If his case was a simple one, and not on the magnitude of seditious conspiracy, shifts in schedule might be simpler, Mehta acknowledged. But prosecutors have already said they expect the trial to last four to six weeks. Mehta said Wednesday he suspects the four-week marker is correct given the huge amount of evidence and number of co-defendants in play.
On Rhodes’ complaints that his lawyers are hard to contact, that meetings are too infrequent, and that discovery has simply been too large or that prosecutors have been cagey about sharing evidence, Mehta was dubious.
These complaints specifically have become a regular feature in the delays requested by Rhodes. But Mehta said the Justice Department has “bent over backward” to share materials and other records that would help him prepare.
The judge acknowledged that preparing for trial from prison is difficult but it was Rhodes, he said, who opted to hire lawyers located in Texas instead of Virginia where he is currently detained.
“That’s his decision,” Mehta said as he reiterated his skepticism.
He had not heard a ‘whiff of discontent” with Linder or Bright until Tuesday. And further, he questioned why Rhodes would seek to replace his lawyers based in Texas with a lawyer based in Louisiana.
Mehta ultimately eviscerated Rhodes’ complaints one by one, emphasizing how thin the premise was for each grievance.
In his late filing, Rhodes had argued as well that he needed to compel discovery from Ray Epps, a onetime Oath Keeper who has been at the center of a now long-debunked right-wing conspiracy theory suggesting FBI agents incited the insurrection.

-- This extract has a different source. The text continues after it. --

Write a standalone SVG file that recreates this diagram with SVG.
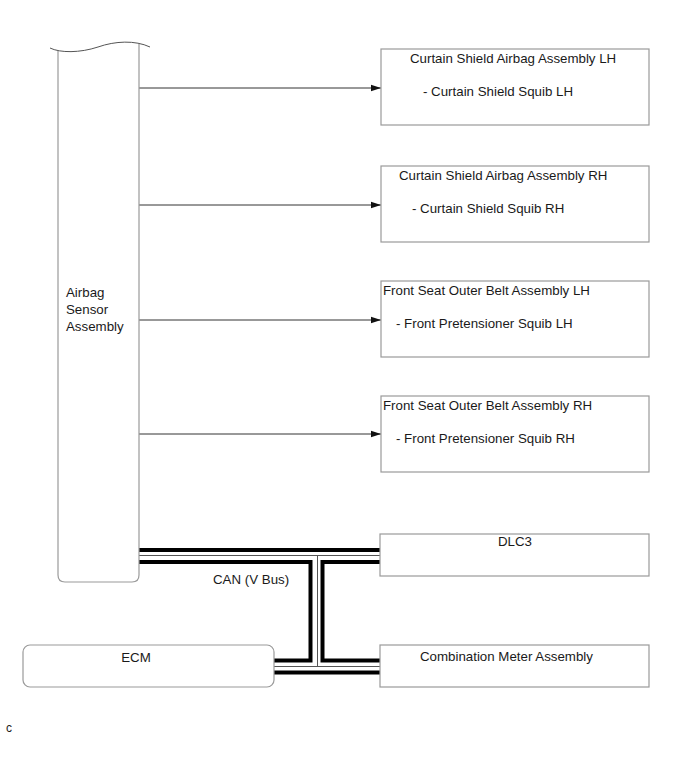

Bright was clear with Mehta that if he were to represent Rhodes at trial, he had “no intention of even talking about Ray Epps in this case.”

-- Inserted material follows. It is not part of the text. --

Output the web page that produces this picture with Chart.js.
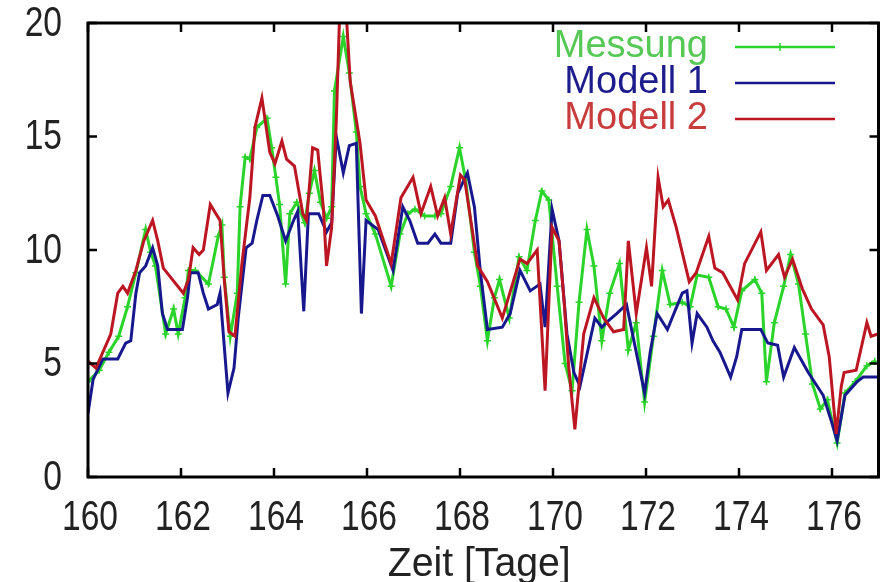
<!DOCTYPE html>
<html>
<head>
<meta charset="utf-8">
<script src="https://cdn.jsdelivr.net/npm/chart.js@4.4.1/dist/chart.umd.min.js"></script>
<style>
  html, body { margin: 0; padding: 0; background: #fff; }
  #wrap { width: 884px; height: 582px; }
</style>
</head>
<body>
<div id="wrap"><canvas id="chart" width="884" height="582"></canvas></div>
<script>
// Messung (measured)
const messungTage = [160.00,160.24,160.45,160.66,160.85,161.03,161.24,161.35,161.45,161.67,161.84,161.94,162.09,162.16,162.31,162.59,162.80,162.88,162.93,163.06,163.21,163.27,163.38,163.48,163.63,163.85,163.95,164.04,164.12,164.25,164.34,164.49,164.66,164.76,164.87,165.00,165.13,165.24,165.30,165.49,165.62,165.77,165.85,165.98,166.18,166.52,166.71,166.88,167.03,167.24,167.46,167.59,167.80,167.99,168.12,168.31,168.44,168.59,168.74,168.85,169.06,169.27,169.44,169.62,169.76,169.91,170.09,170.26,170.41,170.56,170.73,170.88,171.05,171.22,171.43,171.62,171.79,171.97,172.16,172.35,172.52,172.78,172.95,173.10,173.35,173.55,173.72,173.89,174.06,174.34,174.49,174.59,174.76,174.96,175.11,175.28,175.43,175.58,175.75,175.90,176.11,176.28,176.50,176.75,176.92];
const messungWerte = [4.2,4.7,5.5,6.2,7.5,9.0,10.9,9.9,9.3,6.3,7.4,6.3,7.9,9.1,9.1,8.5,10.6,11.1,8.8,6.2,8.1,11.9,14.1,14.0,15.4,15.8,14.5,13.2,12.0,8.5,11.6,12.1,11.2,12.5,13.5,12.1,11.4,11.9,17.0,19.4,17.8,15.2,12.8,11.6,10.7,8.4,10.7,11.6,11.8,11.5,11.5,11.6,12.8,14.5,13.1,9.9,8.4,6.0,7.9,8.7,7.0,9.7,9.1,11.3,12.6,12.2,8.4,5.0,3.8,7.7,10.9,9.3,6.0,8.1,9.4,5.6,6.8,3.3,6.2,9.1,7.6,7.7,7.5,8.9,8.8,7.5,7.4,6.6,8.2,8.7,8.1,4.2,6.8,8.4,9.8,8.5,6.3,4.1,3.0,3.4,1.5,3.7,4.2,4.9,5.1];

// Modell 1
const modell1Tage = [160.00,160.11,160.32,160.64,160.81,160.92,161.03,161.11,161.24,161.39,161.50,161.60,161.71,162.03,162.14,162.20,162.37,162.48,162.59,162.78,162.84,163.01,163.14,163.23,163.40,163.53,163.63,163.76,163.91,164.08,164.25,164.42,164.51,164.64,164.74,164.96,165.13,165.24,165.34,165.49,165.62,165.77,165.88,165.98,166.24,166.56,166.77,166.92,167.09,167.31,167.46,167.59,167.80,167.95,168.16,168.31,168.44,168.59,168.91,169.08,169.29,169.51,169.72,169.83,169.98,170.13,170.30,170.45,170.58,170.90,171.05,171.20,171.37,171.58,171.84,171.97,172.09,172.24,172.46,172.78,172.88,172.99,173.10,173.31,173.44,173.59,173.82,173.95,174.06,174.47,174.62,174.83,174.96,175.19,175.49,175.81,175.98,176.11,176.28,176.54,176.67,176.99];
const modell1Werte = [2.8,4.3,5.2,5.2,5.9,6.0,8.1,9.0,9.3,10.1,9.3,7.2,6.5,6.5,7.9,9.0,9.0,8.1,7.4,7.6,8.1,3.7,4.8,7.0,10.1,10.3,11.3,12.4,12.4,11.5,10.4,11.3,11.7,7.3,11.6,11.6,10.8,11.2,15.0,13.4,14.6,14.7,7.2,11.3,10.9,9.1,11.9,11.3,10.3,10.3,10.7,10.3,10.3,12.5,13.4,11.9,9.0,6.5,6.6,7.2,9.1,8.2,8.5,6.6,11.8,10.4,6.3,4.6,4.0,7.0,6.6,6.9,7.2,7.6,5.0,3.7,5.5,7.2,6.5,8.1,8.2,5.9,7.2,6.6,6.0,5.5,4.4,5.3,6.5,6.5,5.9,5.8,4.4,5.7,4.6,3.6,2.5,1.6,3.6,4.2,4.4,4.4];

// Modell 2
const modell2Tage = [160.00,160.17,160.49,160.64,160.75,160.85,161.03,161.20,161.39,161.50,161.62,162.05,162.16,162.26,162.39,162.48,162.63,162.84,162.93,163.03,163.16,163.31,163.48,163.59,163.74,163.91,164.02,164.17,164.27,164.44,164.62,164.70,164.83,164.94,165.06,165.13,165.24,165.34,165.41,165.56,165.64,165.85,165.98,166.18,166.52,166.73,166.99,167.16,167.37,167.52,167.67,167.80,168.01,168.10,168.38,168.59,168.91,169.29,169.44,169.66,169.83,169.98,170.13,170.24,170.34,170.47,170.66,170.88,171.09,171.30,171.52,171.62,171.79,172.01,172.12,172.26,172.37,172.48,172.65,172.93,173.08,173.35,173.48,173.65,173.97,174.12,174.47,174.59,174.85,174.98,175.15,175.36,175.56,175.81,175.94,176.09,176.20,176.26,176.52,176.75,176.84,176.99];
const modell2Werte = [5.1,4.8,6.3,8.1,8.4,8.1,9.1,10.4,11.3,10.4,9.2,8.1,8.7,10.1,9.8,10.0,12.0,11.3,8.7,6.4,6.2,9.4,12.3,15.4,16.7,14.3,13.8,14.8,14.0,13.7,11.6,11.3,14.5,14.4,11.9,9.3,11.0,15.7,20.3,20.2,17.4,14.7,12.2,11.5,9.4,12.3,13.2,11.6,12.8,11.5,12.3,10.7,13.3,13.1,9.3,8.6,7.0,9.6,9.4,10.0,3.8,11.0,10.4,7.7,4.8,2.1,6.3,7.9,7.0,6.4,6.5,10.4,7.2,10.1,8.4,13.2,11.9,12.2,11.0,8.6,9.0,10.6,9.2,9.0,7.8,9.4,10.8,9.1,9.8,8.8,9.6,8.3,7.4,6.7,5.3,1.9,4.0,4.6,4.7,6.8,6.2,6.3];

const xTicks = [160, 162, 164, 166, 168, 170, 172, 174, 176];
const yTicks = [0, 5, 10, 15, 20];
const xTitel = 'Zeit [Tage]';

const serienNamen = ['Messung', 'Modell 1', 'Modell 2'];
const linienFarben = ['#2ad42a', '#18188e', '#bb1622'];
const textFarben = ['#55c855', '#1c1c8c', '#c83c3c'];

function toPoints(tage, werte) {
    return tage.map((t, i) => ({ x: t, y: werte[i] }));
}

const FONT = '"Liberation Sans", Arial, sans-serif';

// draw text squeezed horizontally (the original labels are condensed)
function squeezedText(ctx, text, x, y, align, sx) {
    ctx.save();
    ctx.translate(x, y);
    ctx.scale(sx, 1);
    ctx.textAlign = align;
    ctx.fillText(text, 0, 0);
    ctx.restore();
}

// gnuplot style frame with inward ticks and labels
const framePlugin = {
    id: 'frame',
    afterDatasetsDraw(chart) {
        const ctx = chart.ctx;
        const a = chart.chartArea;
        const xs = chart.scales.x;
        const ys = chart.scales.y;
        ctx.save();
        ctx.strokeStyle = '#000';
        ctx.lineWidth = 3;
        ctx.strokeRect(a.left, a.top, a.right - a.left, a.bottom - a.top);
        ctx.lineWidth = 2.5;
        ctx.beginPath();
        xTicks.forEach(v => {
            const px = xs.getPixelForValue(v);
            ctx.moveTo(px, a.bottom); ctx.lineTo(px, a.bottom - 9);
            ctx.moveTo(px, a.top); ctx.lineTo(px, a.top + 9);
        });
        yTicks.forEach(v => {
            const py = ys.getPixelForValue(v);
            ctx.moveTo(a.left, py); ctx.lineTo(a.left + 9, py);
            ctx.moveTo(a.right, py); ctx.lineTo(a.right - 9, py);
        });
        ctx.stroke();

        ctx.fillStyle = '#222';
        ctx.textBaseline = 'middle';
        ctx.font = '42px ' + FONT;
        xTicks.forEach(v => {
            squeezedText(ctx, String(v), xs.getPixelForValue(v) + 2, a.bottom + 41, 'center', 0.8);
        });
        yTicks.forEach(v => {
            squeezedText(ctx, String(v), a.left - 26, ys.getPixelForValue(v) + 1, 'right', 0.8);
        });
        ctx.font = '40px ' + FONT;
        squeezedText(ctx, xTitel, (a.left + a.right) / 2 - 4, 565, 'center', 0.98);
        ctx.restore();
    }
};

// legend: text right aligned, sample line to the right
const legendPlugin = {
    id: 'gpLegend',
    afterDraw(chart) {
        const ctx = chart.ctx;
        ctx.save();
        ctx.font = '38px ' + FONT;
        ctx.textAlign = 'right';
        ctx.textBaseline = 'middle';
        const rows = [47, 83, 119];
        serienNamen.forEach((name, i) => {
            const y = rows[i];
            ctx.fillStyle = textFarben[i];
            ctx.fillText(name, 708, y);
            ctx.strokeStyle = linienFarben[i];
            ctx.lineWidth = 2.5;
            ctx.beginPath();
            ctx.moveTo(735, y);
            ctx.lineTo(835, y);
            ctx.stroke();
            if (i === 0) {
                ctx.lineWidth = 1.5;
                ctx.beginPath();
                ctx.moveTo(780, y - 4); ctx.lineTo(780, y + 4);
                ctx.moveTo(776, y); ctx.lineTo(784, y);
                ctx.stroke();
            }
        });
        ctx.restore();
    }
};

const ctx = document.getElementById('chart').getContext('2d');
new Chart(ctx, {
    type: 'line',
    data: {
        datasets: [
            {
                label: serienNamen[0],
                data: toPoints(messungTage, messungWerte),
                borderColor: linienFarben[0],
                backgroundColor: linienFarben[0],
                borderWidth: 3,
                pointStyle: 'cross',
                pointRadius: 3.5,
                pointBorderWidth: 1.5,
                tension: 0,
                order: 2
            },
            {
                label: serienNamen[1],
                data: toPoints(modell1Tage, modell1Werte),
                borderColor: linienFarben[1],
                borderWidth: 3,
                pointRadius: 0,
                tension: 0,
                order: 1
            },
            {
                label: serienNamen[2],
                data: toPoints(modell2Tage, modell2Werte),
                borderColor: linienFarben[2],
                borderWidth: 3,
                pointRadius: 0,
                tension: 0,
                order: 0
            }
        ]
    },
    options: {
        responsive: false,
        animation: false,
        layout: { padding: { left: 0, right: 3, top: 23, bottom: 0 } },
        plugins: {
            legend: { display: false },
            tooltip: { enabled: false }
        },
        scales: {
            x: {
                type: 'linear',
                min: 160,
                max: 177,
                ticks: { stepSize: 2, includeBounds: false, display: false },
                grid: { display: false, drawTicks: false },
                border: { display: false },
                afterFit: function (scale) {
                    scale.height = 105;
                    scale.paddingLeft = 0;
                    scale.paddingRight = 0;
                }
            },
            y: {
                min: 0,
                max: 20,
                ticks: { stepSize: 5, display: false },
                grid: { display: false, drawTicks: false },
                border: { display: false },
                afterFit: function (scale) {
                    scale.width = 88;
                    scale.paddingTop = 0;
                    scale.paddingBottom = 0;
                }
            }
        }
    },
    plugins: [framePlugin, legendPlugin]
});
</script>
</body>
</html>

"I am aware of who he is in the world of conspiracies that surround this case. He's a red herring and that is a wormhole, as a defense attorney, that I am not going to go down,” Bright said.
As for Tarpley’s role at trial, if Rhodes wants him there, Mehta said at this point, the most he would be willing to do is “make room for him at the table.”

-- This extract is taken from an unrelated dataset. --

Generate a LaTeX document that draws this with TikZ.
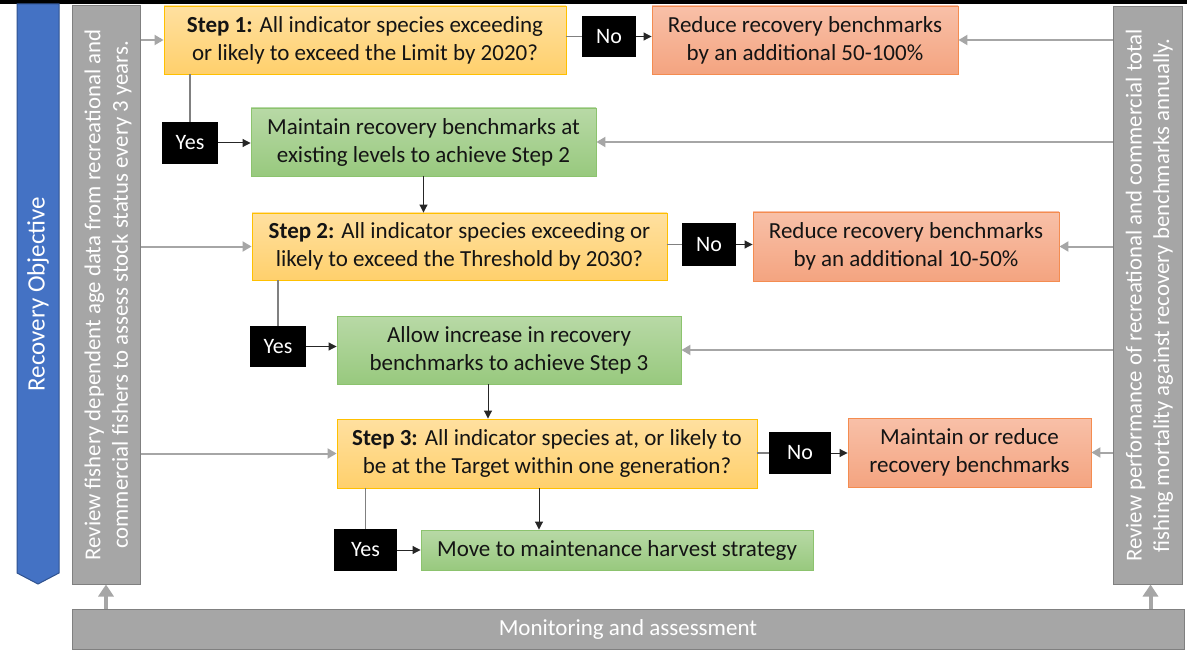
\documentclass[tikz,border=0pt]{standalone}
\usepackage{fontspec}
\setmainfont{Carlito}
\usetikzlibrary{arrows.meta}
\definecolor{stepTop}{RGB}{255,224,160}
\definecolor{stepBot}{RGB}{255,208,108}
\definecolor{stepLine}{RGB}{255,192,0}
\definecolor{grnTop}{RGB}{184,217,166}
\definecolor{grnBot}{RGB}{152,201,126}
\definecolor{grnLine}{RGB}{140,195,110}
\definecolor{orgTop}{RGB}{248,192,168}
\definecolor{orgBot}{RGB}{244,164,128}
\definecolor{orgLine}{RGB}{244,140,80}
\definecolor{gryFill}{RGB}{166,166,166}
\definecolor{gryLine}{RGB}{128,128,128}
\definecolor{gryArrow}{RGB}{166,166,166}
\definecolor{blueFill}{RGB}{68,114,196}
\definecolor{blueLine}{RGB}{47,82,143}
\definecolor{txt}{RGB}{20,20,20}
\tikzset{
  box/.style={inner sep=0pt, align=center, text=txt, line width=0.9pt,
    font=\fontsize{23}{28}\selectfont},
  stepbox/.style={box, draw=stepLine, top color=stepTop, bottom color=stepBot},
  grnbox/.style={box, draw=grnLine, top color=grnTop, bottom color=grnBot},
  orgbox/.style={box, draw=orgLine, top color=orgTop, bottom color=orgBot},
  lblbox/.style={inner sep=0pt, fill=black, text=white, font=\fontsize{22}{26}\selectfont},
  grybox/.style={inner sep=0pt, fill=gryFill, draw=gryLine, line width=1pt, text=white, align=center},
  sidetext/.style={rotate=90, text=white, align=center, font=\fontsize{22.8}{27.5}\selectfont},
  feed/.style={draw=gryArrow, line width=2pt, -{Triangle[length=9pt,width=10pt]}},
  flow/.style={draw=black!85, line width=1pt, -{Triangle[length=8pt,width=8pt]}},
  plain/.style={draw=gryLine, line width=1.2pt},
  bigup/.style={draw=gryArrow, line width=4pt, -{Triangle[length=12pt,width=15pt]}},
}
\begin{document}
\begin{tikzpicture}[x=1pt,y=-1pt]
\useasboundingbox (0,0) rectangle (1187,650);
\fill[white] (0,0) rectangle (1187,650);
\fill[black] (0,0) rectangle (1187,4);
% blue objective
\filldraw[fill=blueFill, draw=blueLine, line width=1pt] (17,4) -- (59,4) -- (59,573) -- (38,584) -- (17,573) -- cycle;
\node[rotate=90, text=white, font=\fontsize{25}{30}\selectfont] (obj) at (38,294) {Recovery Objective};
% gray side boxes
\node[grybox, minimum width=68pt, minimum height=578pt] (L) at (106,295) {};
\node[sidetext] (Lt) at ([xshift=2pt]L.center)
  {Review fishery dependent age data from recreational and\\commercial fishers to assess stock status every 3 years.};
\node[grybox, minimum width=69pt, minimum height=577pt] (R) at (1147.5,295.5) {};
\node[sidetext] (Rt) at ([xshift=2pt]R.center)
  {Review performance of recreational and commercial total\\fishing mortality against recovery benchmarks annually.};
\node[grybox, minimum width=1112pt, minimum height=40pt, font=\fontsize{23}{27}\selectfont] (B) at (628,629) {Monitoring and assessment};
% step 1
\node[stepbox, minimum width=402pt, minimum height=68pt] (s1) at (365,40)
  {\textbf{Step 1:} All indicator species exceeding\\or likely to exceed the Limit by 2020?};
\node[lblbox, minimum width=54pt, minimum height=41pt] (no1) at (609,36.5) {No};
\node[orgbox, minimum width=306pt, minimum height=68pt] (r1) at (805,40)
  {Reduce recovery benchmarks\\by an additional 50-100\%};
\node[lblbox, minimum width=56pt, minimum height=42pt] (yes1) at (190,143) {Yes};
\node[grnbox, minimum width=345pt, minimum height=68pt] (m1) at (423.5,142)
  {Maintain recovery benchmarks at\\existing levels to achieve Step 2};
% step 2
\node[stepbox, minimum width=415pt, minimum height=67pt] (s2) at (459.5,246.5)
  {\textbf{Step 2:} All indicator species exceeding or\\likely to exceed the Threshold by 2030?};
\node[lblbox, minimum width=54pt, minimum height=43pt] (no2) at (709,244.5) {No};
\node[orgbox, minimum width=306pt, minimum height=69pt] (r2) at (906,246.5)
  {Reduce recovery benchmarks\\by an additional 10-50\%};
\node[lblbox, minimum width=56pt, minimum height=41pt] (yes2) at (278,346.5) {Yes};
\node[grnbox, minimum width=344pt, minimum height=68pt] (al) at (509,350)
  {Allow increase in recovery\\benchmarks to achieve Step 3};
% step 3
\node[stepbox, minimum width=420pt, minimum height=69pt] (s3) at (547,453.5)
  {\textbf{Step 3:} All indicator species at, or likely to\\be at the Target within one generation?};
\node[lblbox, minimum width=62pt, minimum height=42pt] (no3) at (800,453) {No};
\node[orgbox, minimum width=243pt, minimum height=69pt] (mr) at (969.5,452.5)
  {Maintain or reduce\\recovery benchmarks};
\node[lblbox, minimum width=63pt, minimum height=42pt] (yes3) at (365.5,550) {Yes};
\node[grnbox, minimum width=392pt, minimum height=40pt] (mv) at (617,550)
  {Move to maintenance harvest strategy};
% feed arrows from left box
\draw[feed] (L.east |- s1.west) -- (s1.west);
\draw[feed] (L.east |- s2.west) -- (s2.west);
\draw[feed] (L.east |- s3.west) -- (s3.west);
% feed arrows from right box
\draw[feed] (R.west |- r1.east) -- (r1.east);
\draw[feed] (R.west |- m1.east) -- (m1.east);
\draw[feed] (R.west |- r2.east) -- (r2.east);
\draw[feed] (R.west |- al.east) -- (al.east);
\draw[feed] (R.west |- mr.east) -- (mr.east);
% monitoring arrows
\draw[bigup] (L.south |- B.north) -- (L.south);
\draw[bigup] ([xshift=3pt]R.south |- B.north) -- ([xshift=3pt]R.south);
% flow step 1
\draw[plain] (s1.east |- no1.west) -- (no1.west);
\draw[flow] (no1.east) -- (no1.east -| r1.west);
\draw[plain] (yes1.north |- s1.south) -- (yes1.north);
\draw[flow] (yes1.east) -- (yes1.east -| m1.west);
\draw[flow] (m1.south) -- (m1.south |- s2.north);
% flow step 2
\draw[plain] (s2.east |- no2.west) -- (no2.west);
\draw[flow] (no2.east) -- (no2.east -| r2.west);
\draw[plain] (yes2.north |- s2.south) -- (yes2.north);
\draw[flow] (yes2.east) -- (yes2.east -| al.west);
\draw[flow] ([xshift=-21pt]al.south) -- ([xshift=-21pt]al.south |- s3.north);
% flow step 3
\draw[plain] (s3.east |- no3.west) -- (no3.west);
\draw[flow] (no3.east) -- (no3.east -| mr.west);
\draw[plain] (yes3.north |- s3.south) -- (yes3.north);
\draw[flow] (yes3.east) -- (yes3.east -| mv.west);
\draw[flow] ([xshift=-8pt]s3.south) -- ([xshift=-8pt]s3.south |- mv.north);
\end{tikzpicture}
\end{document}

“But that’s about as much as I’m willing to do,” Mehta said.
The judge also pushed back against allegations from Rhodes that the government was trying to hide testimony from witnesses he hoped to call at trial by indicting them. Those witnesses included former Oath Keepers general counsel Kellye SoRelle and Jan. 6 operations leader Michael Greene, aka Michael Simmons.
Mehta said “not a speck of a paper” had been filed about that until Tuesday. This raised concerns anew for the judge about Rhodes’ intentions.
The former Oath Keeper ringleader also asked that the court compel Congress to give over transcripts from Cassidy Hutchinson, the former White House aide to Mark Meadows.
Sounding impatient, Mehta said Hutchinson had no role whatsoever in Rhodes’ case and that he was not aware to what extent any conversations she overheard between former President Donald Trump and his personal attorney had relevance.
“The government has not alleged or asserted that the Oath Keepers coordinated with anybody at the White House or anyone within orbit of the [former] President of the United States,” Mehta said.
Jury selection is on track to begin soon and if Rhodes is to make any further requests about witnesses or complaints he has with access to discovery, he must issue them in writing and be specific. No one in this case, Mehta said, had yet to make a specific complaint about specific discovery they did not have access to.
Opening arguments kick off on Sept. 27.